Feeling relaxed is a natural feeling when you are in a state of balance. In order to understand balance, you must first allow yourself to experience a state of true relaxation, so that you have a reference point for what it feels like to be in balance. Why is this important? For some people, anxiety feels natural.

How might you gain greater balance? An important tool to practice using is “mindfulness.” Mindfulness is actually a natural activity that we can all use to help us discover and sustain balance. To be mindful means to bring your attention fully into whatever you are doing or experiencing at the moment. For example, if you are washing a glass, you focus on and experience that activity without letting your mind wander into some other task. You notice the feeling of the warm water and the soap on your hands, the feeling of the sponge as you hold it to wash the glass. If you are eating a bite of an apple, you eat it slowly and taste and feel that bite. Mindfulness can change even routine behaviors, and in turn, can enhance your life.

Most of us make a life of multi-tasking which generally means our mind is rarely focused on where we are, and we’re not fully present to the experience we’re having. If you learn to bring greater mindfulness into even a small fraction of your activities, you can add years of quality experience to your life. Research suggests that there are tremendous health benefits to mindfulness.

From an energetic perspective, love and mindfulness vibrate at a similar frequency, and we know that love is the highest vibration there is. By practicing mindfulness, you can create a stillpoint to return to in moments of chaos or anxiety.

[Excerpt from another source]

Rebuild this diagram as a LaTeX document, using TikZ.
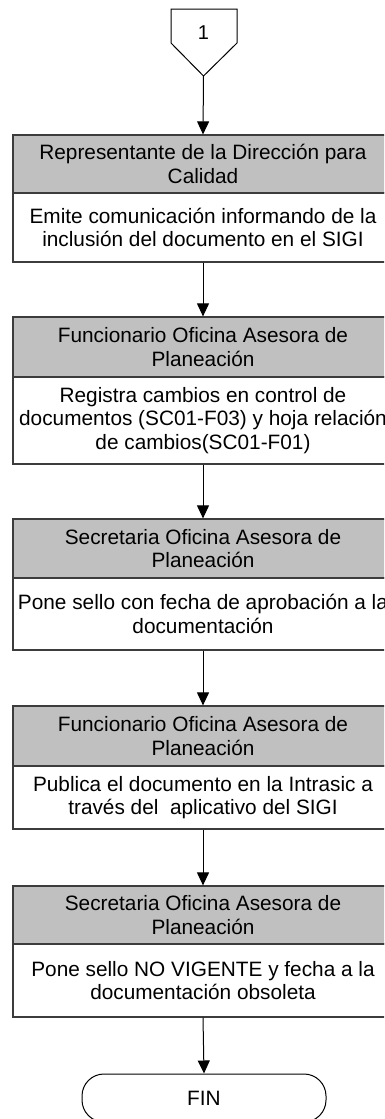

One of my clients did a class project on mindfulness which she called “stopping.” She simply sat very still in a chair and took several deep breaths and relaxed for five minutes each day. She didn’t do anything during that time nor did she try to “think” of anything. This activity, she reported to her class, at first was so hard for her! She was so used to keeping her mind and body busy at all times that she felt like she was wasting time. Yet as she stayed with her project every day for 8 weeks, she came to realize that this stopping was a time when she began to let herself “feel” rather than to keep “running from herself.” By slowing down and becoming more focused, she became more purposeful about where she was putting her energy and what she was choosing to do and how.

If you’d like to practice mindfulness, a wonderful exercise is to use awareness of your breathing as a balancing force. Sit calmly in a relaxed position and focus on your breathing for a few moments. Breathe in slowly and notice your breath as you breathe in, feel the expansion of your chest, and then release slowly–feeling a state of surrender on your exhale. Breathe in and out for several moments with full awareness.

In the words of the Vietnamese monk Thich Nhat Hanh– “The secret of your transformation lies in your handling of this very moment.”